* _Data shown_:
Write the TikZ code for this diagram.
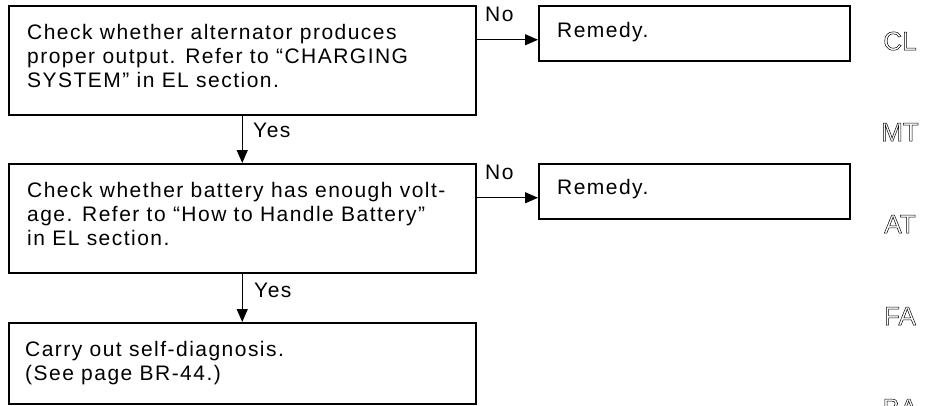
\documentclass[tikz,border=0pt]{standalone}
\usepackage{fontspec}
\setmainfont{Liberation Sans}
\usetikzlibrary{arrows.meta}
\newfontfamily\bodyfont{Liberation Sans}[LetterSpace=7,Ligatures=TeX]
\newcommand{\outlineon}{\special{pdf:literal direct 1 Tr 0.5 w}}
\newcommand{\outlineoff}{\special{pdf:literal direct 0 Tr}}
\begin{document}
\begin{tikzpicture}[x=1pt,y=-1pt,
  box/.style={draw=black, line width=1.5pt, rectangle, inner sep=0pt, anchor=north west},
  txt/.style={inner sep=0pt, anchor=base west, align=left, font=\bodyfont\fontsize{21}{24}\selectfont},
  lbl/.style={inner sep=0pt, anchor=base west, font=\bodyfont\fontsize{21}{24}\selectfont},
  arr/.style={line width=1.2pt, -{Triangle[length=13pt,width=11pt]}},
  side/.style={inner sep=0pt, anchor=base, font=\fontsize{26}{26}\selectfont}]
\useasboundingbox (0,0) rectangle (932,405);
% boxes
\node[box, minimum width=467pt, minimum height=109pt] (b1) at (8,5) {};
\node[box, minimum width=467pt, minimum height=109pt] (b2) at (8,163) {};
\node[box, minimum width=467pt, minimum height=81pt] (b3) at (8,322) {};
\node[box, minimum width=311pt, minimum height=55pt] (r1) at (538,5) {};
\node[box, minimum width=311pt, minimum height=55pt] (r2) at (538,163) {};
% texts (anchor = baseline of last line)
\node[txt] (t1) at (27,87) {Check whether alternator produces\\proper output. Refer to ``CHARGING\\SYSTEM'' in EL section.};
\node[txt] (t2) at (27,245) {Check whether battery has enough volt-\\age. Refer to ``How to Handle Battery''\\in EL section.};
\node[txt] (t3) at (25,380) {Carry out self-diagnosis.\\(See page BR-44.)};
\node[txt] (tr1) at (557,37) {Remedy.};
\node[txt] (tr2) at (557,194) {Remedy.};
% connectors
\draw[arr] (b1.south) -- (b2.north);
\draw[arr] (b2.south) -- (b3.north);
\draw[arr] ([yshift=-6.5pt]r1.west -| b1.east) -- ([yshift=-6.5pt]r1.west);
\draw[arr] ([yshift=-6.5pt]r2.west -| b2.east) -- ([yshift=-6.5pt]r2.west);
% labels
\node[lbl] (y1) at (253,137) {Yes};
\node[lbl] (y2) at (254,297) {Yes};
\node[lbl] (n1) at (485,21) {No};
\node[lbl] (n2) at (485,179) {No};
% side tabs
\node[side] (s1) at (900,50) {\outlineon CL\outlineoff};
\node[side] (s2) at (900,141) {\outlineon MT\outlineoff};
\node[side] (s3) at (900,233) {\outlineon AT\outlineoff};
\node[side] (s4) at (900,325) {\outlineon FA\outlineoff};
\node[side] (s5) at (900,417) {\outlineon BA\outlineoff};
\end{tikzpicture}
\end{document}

* _What is required_:
Reproduce every line precisely as given, omitting all pictures.

* _Finished exercise_:
Write the TikZ code for this diagram.
\documentclass[tikz,border=0pt]{standalone}
\usepackage{fontspec}
\setmainfont{Liberation Sans}
\usetikzlibrary{arrows.meta}
\newfontfamily\bodyfont{Liberation Sans}[LetterSpace=7,Ligatures=TeX]
\newcommand{\outlineon}{\special{pdf:literal direct 1 Tr 0.5 w}}
\newcommand{\outlineoff}{\special{pdf:literal direct 0 Tr}}
\begin{document}
\begin{tikzpicture}[x=1pt,y=-1pt,
  box/.style={draw=black, line width=1.5pt, rectangle, inner sep=0pt, anchor=north west},
  txt/.style={inner sep=0pt, anchor=base west, align=left, font=\bodyfont\fontsize{21}{24}\selectfont},
  lbl/.style={inner sep=0pt, anchor=base west, font=\bodyfont\fontsize{21}{24}\selectfont},
  arr/.style={line width=1.2pt, -{Triangle[length=13pt,width=11pt]}},
  side/.style={inner sep=0pt, anchor=base, font=\fontsize{26}{26}\selectfont}]
\useasboundingbox (0,0) rectangle (932,405);
% boxes
\node[box, minimum width=467pt, minimum height=109pt] (b1) at (8,5) {};
\node[box, minimum width=467pt, minimum height=109pt] (b2) at (8,163) {};
\node[box, minimum width=467pt, minimum height=81pt] (b3) at (8,322) {};
\node[box, minimum width=311pt, minimum height=55pt] (r1) at (538,5) {};
\node[box, minimum width=311pt, minimum height=55pt] (r2) at (538,163) {};
% texts (anchor = baseline of last line)
\node[txt] (t1) at (27,87) {Check whether alternator produces\\proper output. Refer to ``CHARGING\\SYSTEM'' in EL section.};
\node[txt] (t2) at (27,245) {Check whether battery has enough volt-\\age. Refer to ``How to Handle Battery''\\in EL section.};
\node[txt] (t3) at (25,380) {Carry out self-diagnosis.\\(See page BR-44.)};
\node[txt] (tr1) at (557,37) {Remedy.};
\node[txt] (tr2) at (557,194) {Remedy.};
% connectors
\draw[arr] (b1.south) -- (b2.north);
\draw[arr] (b2.south) -- (b3.north);
\draw[arr] ([yshift=-6.5pt]r1.west -| b1.east) -- ([yshift=-6.5pt]r1.west);
\draw[arr] ([yshift=-6.5pt]r2.west -| b2.east) -- ([yshift=-6.5pt]r2.west);
% labels
\node[lbl] (y1) at (253,137) {Yes};
\node[lbl] (y2) at (254,297) {Yes};
\node[lbl] (n1) at (485,21) {No};
\node[lbl] (n2) at (485,179) {No};
% side tabs
\node[side] (s1) at (900,50) {\outlineon CL\outlineoff};
\node[side] (s2) at (900,141) {\outlineon MT\outlineoff};
\node[side] (s3) at (900,233) {\outlineon AT\outlineoff};
\node[side] (s4) at (900,325) {\outlineon FA\outlineoff};
\node[side] (s5) at (900,417) {\outlineon BA\outlineoff};
\end{tikzpicture}
\end{document}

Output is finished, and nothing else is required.